Sorry We Missed You a Reminder of Class Bias

Sorry We Missed You (2019)
Directed by Ken Loach
Entertainment One, 100 minutes, Not rated (language)

What does it mean to be an undereducated worker in a society with weak labor unions? Can you trust CEOs, line mangers, and investors to look out for your interests? How come Whole Foods employees called a strike? Why has Amazon replaced Walmart as the symbol of a heartless clutchfist corporation? Why is the working class so angry? Watch Sorry We Missed You and you’ll have your answer. Then be thankful we still have 83-year-old Ken Loach to remind us what fools we are to entrust our well-being to unbridled capitalism.

Perhaps you think being your own boss solves capital/labor conflict. That’s what Ricky Turner (Kris Hitchen) thought. He and his wife Abbie (Debbie Honeywood) were thrown into debt when the 2008 housing market crash stole their dreams. They went from homeowners to down-market renters swimming in an ocean of debt, but they are trying to do their best for their kids, Sebastian (Rhys Stone) and Liza Jane (Katie Proctor) through the hard work politicians tout as salvation. (They also claim to care about people like the Turners, but that’s a campaign gambit.
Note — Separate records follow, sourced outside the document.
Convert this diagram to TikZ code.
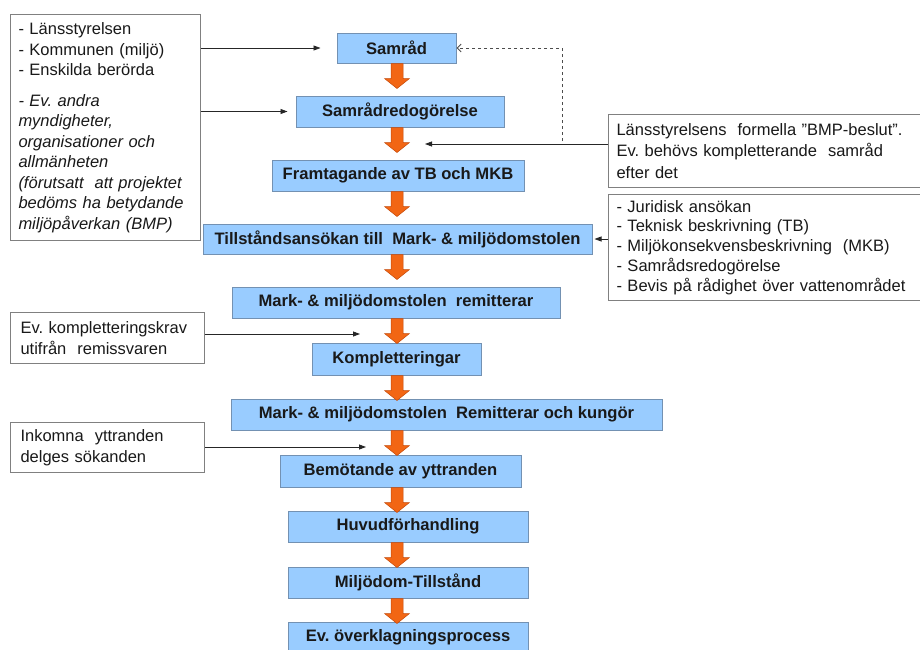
\documentclass[tikz,border=0pt]{standalone}
\usepackage{fontspec}
\setmainfont{Liberation Sans}
\frenchspacing
\usetikzlibrary{arrows.meta,calc}
\definecolor{boxblue}{RGB}{153,204,255}
\definecolor{boxedge}{RGB}{115,145,178}
\definecolor{orangef}{RGB}{242,102,20}
\definecolor{oranged}{RGB}{196,72,8}
\definecolor{greyedge}{RGB}{128,128,128}
\newcommand\oarrow[1]{%
  \path (ax |- #1.south) coordinate (oa);
  \filldraw[oarr] ($(oa)+(-6,0)$) -- ($(oa)+(-6,15)$) -- ($(oa)+(-12.5,15)$) -- ($(oa)+(0,25)$) -- ($(oa)+(12.5,15)$) -- ($(oa)+(6,15)$) -- ($(oa)+(6,0)$) -- cycle;}
\begin{document}
\begin{tikzpicture}[x=1pt,y=-1pt,
  stepbox/.style={draw=boxedge, fill=boxblue, line width=1pt, inner sep=0pt,
    font=\fontsize{16.6}{19}\selectfont\bfseries, text=black!90},
  notebox/.style={draw=greyedge, line width=1pt, fill=white, align=left,
    inner xsep=8pt, inner ysep=0pt, anchor=north west,
    font=\fontsize{16.5}{20.5}\selectfont, text=black!90},
  conn/.style={draw=black!85, line width=0.8pt, -{Triangle[length=7pt,width=5pt]}},
  dconn/.style={draw=black!70, line width=0.9pt, dash pattern=on 3.5pt off 2.5pt,
    -{Straight Barb[length=4pt,width=8pt]}},
  oarr/.style={fill=orangef, draw=oranged, line width=0.5pt, line join=miter}
]
\useasboundingbox[fill=white] (0,0) rectangle (920,649);

% note boxes
\node[notebox, text width=174pt, minimum height=226pt] (lb1) at (10,14)
 {- Länsstyrelsen\\- Kommunen (miljö)\\- Enskilda berörda\\[10pt]\itshape - Ev. andra\\myndigheter,\\organisationer och\\allmänheten\\(förutsatt~ att projektet\\bedöms ha betydande\\miljöpåverkan (BMP)};
\node[notebox, text width=174pt, minimum height=51pt, inner xsep=10pt] (lb2) at (10,312)
 {Ev. kompletteringskrav\\utifrån~ remissvaren};
\node[notebox, text width=174pt, minimum height=50pt, inner xsep=10pt] (lb3) at (10,422)
 {Inkomna~ yttranden\\delges sökanden};
\node[notebox, text width=306pt, minimum height=73pt, font=\fontsize{16.5}{21.5}\selectfont] (rb1) at (608,114)
 {Länsstyrelsens~ formella ”BMP-beslut”.\\Ev. behövs kompletterande~ samråd\\efter det};
\node[notebox, text width=306pt, minimum height=106pt, font=\fontsize{16.5}{19.8}\selectfont] (rb2) at (608,194)
 {- Juridisk ansökan\\- Teknisk beskrivning (TB)\\- Miljökonsekvensbeskrivning~ (MKB)\\- Samrådsredogörelse\\- Bevis på rådighet över vattenområdet};

% step boxes
\coordinate (ax) at (397,0);
\node[stepbox, minimum width=119pt, minimum height=30pt] (samrad) at (396.5,48) {Samråd};
\node[stepbox, minimum width=208pt, minimum height=31pt] (redog) at (400,111.5) {Samrådredogörelse};
\node[stepbox, minimum width=252pt, minimum height=31pt] (framt) at (398,175.5) {Framtagande av TB och MKB};
\node[stepbox, minimum width=389pt, minimum height=30pt] (tillst) at (397.5,239) {Tillståndsansökan till~ Mark- \& miljödomstolen};
\node[stepbox, minimum width=328pt, minimum height=31pt] (remit) at (396,302.5) {Mark- \& miljödomstolen~ remitterar};
\node[stepbox, minimum width=169pt, minimum height=32pt] (kompl) at (396.5,359) {Kompletteringar};
\node[stepbox, minimum width=431pt, minimum height=31pt] (kungor) at (446.5,414.5) {Mark- \& miljödomstolen~ Remitterar och kungör};
\node[stepbox, minimum width=241pt, minimum height=32pt] (bemot) at (400.5,471) {Bemötande av yttranden};
\node[stepbox, minimum width=240pt, minimum height=31pt] (huvud) at (408,526.5) {Huvudförhandling};
\node[stepbox, minimum width=240pt, minimum height=31pt] (miljodom) at (408,582.5) {Miljödom-Tillstånd};
\node[stepbox, minimum width=240pt, minimum height=31pt] (overkl) at (408,637.5) {Ev. överklagningsprocess};

% orange block arrows
\foreach \n in {samrad,redog,framt,tillst,remit,kompl,kungor,bemot,huvud,miljodom}{\oarrow{\n}}

% connectors
\coordinate (t1) at (425,144);
\coordinate (t2) at (360,334);
\coordinate (t3) at (366,447);
\coordinate (dstart) at (562,141);
\draw[conn, shorten >=16pt] (lb1.east |- samrad.west) -- (samrad.west);
\draw[conn, shorten >=8pt] (lb1.east |- redog.west) -- (redog.west);
\draw[conn] (rb1.west |- t1) -- (t1);
\draw[dconn] (dstart) |- (samrad.east);
\draw[conn, shorten >=2pt] (rb2.west |- tillst.east) -- (tillst.east);
\draw[conn] (lb2.east |- t2) -- (t2);
\draw[conn] (lb3.east |- t3) -- (t3);
\end{tikzpicture}
\end{document}
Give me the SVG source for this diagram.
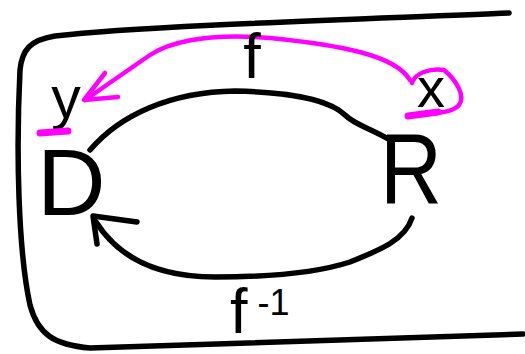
<svg xmlns="http://www.w3.org/2000/svg" width="525" height="354" viewBox="0 0 525 354">
  <style>
    .ink { fill: none; stroke: #000; stroke-width: 5.5; stroke-linecap: round; stroke-linejoin: round; }
    .pink { fill: none; stroke: #ff00ff; stroke-width: 4.5; stroke-linecap: round; stroke-linejoin: round; }
    .mark { fill: none; stroke: #ff00ff; stroke-width: 7; stroke-linecap: round; }
    .lbl { font-family: "Liberation Sans", Arial, sans-serif; fill: #000; }
  </style>
  <rect width="525" height="354" fill="#fff"/>
  <g id="frame">
    <path class="ink" stroke-width="6" d="M 509 13 C 400 18, 150 25, 55 36 C 30 40, 22 50, 20 70 C 16 150, 18 250, 30 305 C 38 335, 55 345, 90 348 L 523 334"/>
  </g>
  <g id="connectors">
    <path class="ink" d="M 90 150 C 120 115, 170 92, 235 91 C 290 92, 330 100, 345 115 C 355 125, 370 128, 390 140"/>
    <path class="ink" d="M 412 218 C 405 240, 380 250, 350 262 C 310 275, 250 277, 215 277 C 160 277, 120 260, 96 222"/>
    <path class="ink" d="M 137 222 L 93 216 L 97 244"/>
    <path class="pink" d="M 410 80 C 395 55, 340 45, 270 38 C 200 32, 165 45, 150 55 L 85 100"/>
    <path class="pink" d="M 105 73 L 84 100 L 118 97"/>
    <text class="lbl" x="252" y="78" font-size="63" text-anchor="middle">f</text>
    <text class="lbl" x="230" y="333" font-size="63">f<tspan font-size="36" dx="10" dy="-18">-1</tspan></text>
  </g>
  <g id="node-D">
    <text class="lbl" x="37" y="215" font-size="95">D</text>
  </g>
  <g id="node-R">
    <text class="lbl" x="380" y="204" font-size="100" textLength="62" lengthAdjust="spacingAndGlyphs">R</text>
  </g>
  <g id="node-y">
    <text class="lbl" x="66" y="118" font-size="59" text-anchor="middle">y</text>
    <path class="mark" d="M 40 133 L 68 131"/>
  </g>
  <g id="node-x">
    <text class="lbl" x="431" y="107" font-size="56" text-anchor="middle">x</text>
    <path class="pink" d="M 412 83 C 415 73, 430 68, 444 70 C 456 80, 466 96, 459 105 C 453 112, 440 113, 430 113"/>
    <path class="mark" d="M 408 116 L 438 112"/>
  </g>
</svg>
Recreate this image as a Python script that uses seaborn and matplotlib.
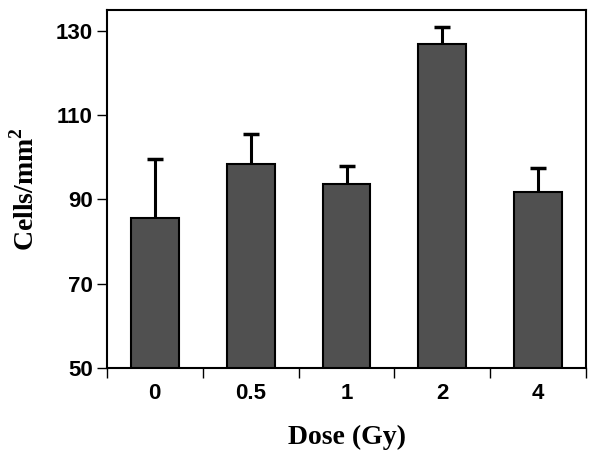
import matplotlib
matplotlib.use("Agg")
import matplotlib.pyplot as plt
import seaborn as sns
import numpy as np
import pandas as pd

doses = ["0", "0.5", "1", "2", "4"]
means = [85.7, 98.3, 93.6, 126.8, 91.7]
errors = [14.0, 7.2, 4.4, 4.0, 5.7]
yticks = [50, 70, 90, 110, 130]

sns.set_style("ticks")
plt.rcParams["mathtext.fontset"] = "custom"
plt.rcParams["mathtext.bf"] = "Liberation Serif:bold"
plt.rcParams["mathtext.rm"] = "Liberation Serif"
plt.rcParams["text.color"] = "black"
plt.rcParams["axes.labelcolor"] = "black"
plt.rcParams["xtick.color"] = "black"
plt.rcParams["ytick.color"] = "black"

df = pd.DataFrame({"dose": doses, "cells": means})

fig = plt.figure(figsize=(6, 4.59), dpi=100)
ax = fig.add_axes([0.178, 0.198, 0.799, 0.781])

sns.barplot(data=df, x="dose", y="cells", color="#505050", saturation=1,
            edgecolor="black", linewidth=1.5, width=0.5, ax=ax, errorbar=None)
xpos = np.arange(len(doses))
eb = ax.errorbar(xpos, means, yerr=[np.zeros(len(errors)), errors], fmt="none",
                 ecolor="black", elinewidth=2.2, capsize=6, capthick=2.5, zorder=5)
caplines = eb.lines[1]
if len(caplines) >= 2:
    caplines[0].set_visible(False)

ax.set_ylim(50, 135)
ax.set_xlim(-0.5, len(doses) - 0.5)
ax.set_yticks(yticks)
ax.set_yticklabels([str(v) for v in yticks], fontsize=16, fontweight="bold",
                   family="Liberation Sans", color="black")
ax.set_xticks(xpos)
ax.set_xticklabels(doses, fontsize=16, fontweight="bold", family="Liberation Sans",
                   color="black")
ax.set_xticks(np.arange(-0.5, len(doses), 1.0), minor=True)
ax.tick_params(axis="x", which="major", length=0, pad=11)
ax.tick_params(axis="x", which="minor", length=7, width=1, direction="out",
               color="black")
ax.tick_params(axis="y", which="major", length=7, width=1, direction="out", pad=3,
               color="black")

for s in ax.spines.values():
    s.set_visible(True)
    s.set_linewidth(1.5)
    s.set_color("black")

ax.set_xlabel("Dose (Gy)", fontsize=20, fontweight="bold", family="Liberation Serif",
              labelpad=15, color="black")
ax.set_ylabel("Cells/mm$^\\mathbf{2}$", fontsize=20, fontweight="bold",
              family="Liberation Serif", labelpad=12, color="black")

fig.savefig("out.png", dpi=100)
Secretly they loathe pumping the flesh with the working class.) The Turners are spinning their wheels. Abbie is a home healthcare worker who gets paid by the job, not by the hour; Ricky works with his hands.

Who could blame Ricky for wanting to vault off the treadmill? Especially when a delivery firm promises he can be an independent driver who calls his own shots. He likes what he hears from distribution center head Maloney (Ross Brewster): “You don’t work for us, you with us. You’re master of your own destiny…. Like everything around here, it’s your choice.” If anyone ever says those words to you, walk out the door. Do not look back. This is forked-tongue bizspeak that sidesteps attached strings like needing to sell the family car for a down payment on a van, 14-hour days, taking responsibility for finding a replacement driver if you can’t do your runs, or having to juggle within-the-hour deliveries that would strain a track star. Nor is there mention that the warehouse supervisor can impose £100 fines, dun you £1000 if your scanner is lost or damaged, and tell you that you can’t use your van on off hours because it has the company logo on it. Plus there’s your £400 monthly payment for said van. Want time off to pick up your son from the police station because he was nicked for shoplifting? Split child care with your exhausted wife? Need time to heal because you’ve been mugged by hoodlums who smashed your scanner and left you bandaged and bloodied? It will cost you. Need to work fewer hours because you family is falling apart? In Maloney’s words, “That’s not my fucking worry, mate.” 

Loach’s film is set in Newcastle, England, but lest you think none of this happens in the United States, let me remind you of those Whole Foods and Amazon workers. Or the 1997 UPS strike. This is not just a movie; let the credits roll and you’ll see that Loach based the film on interviews conducted with actual delivery van drivers–most of whom withheld their names for fear of reprisal. Sorry We Missed You is Charlie Chaplin’s Modern Times on wheels. In each case, workers are replaceable cogs in machines fueled by greed, not need. It makes us uncomfortable to consider it, but contract and gig workers are akin to immigrant labor; they do the jobs no one else wants.

The Turner family is emblematic of families across the globe blown to bits trying to practice the hard work ethos preached by monied interests from the comfort of their McMansions on the hill. The only break Loach gives viewers is that he subtitles the film for those unaccustomed to Newcastle accents. On the other hand, he does not romanticize the Turners; they are victims, not heroes. The easy out would be to blame them for their own bad choices. Yeah, and were this a criminal case, they’d get off for entrapment. The term “wage slave” has fallen from fashion in our (overly) PC times. Some assert that the word slavery is reserved for race-based chattel bondage. I respectfully disagree; families like the Turners are bound by economic shackles that make them the de facto property of their debt holders.

Perhaps this review doesn’t make you want to see Sorry I Missed You. Don’t turn away. Ken Loach dares remind us that social class is still a thing. You need to understand this, or don’t be surprised if the losers in the class war don’t give a damn about someone else’s oppression or turn to demagogues who at least agree that they’ve been tossed to the bottom of the social heap.

Take you medicine and watch this film. It’s gritty, sad, raw, and real. Like all Ken Loach films, it bleeds. And if you whine the next time a package is late, shame on you.

Rob Weir

Note: This film is still in theaters, which are closed because of the COVID-19 virus. Google to see who one in your area is offering it on pay-for-view. Amherst Cinema is one and you need not be a member to watch it.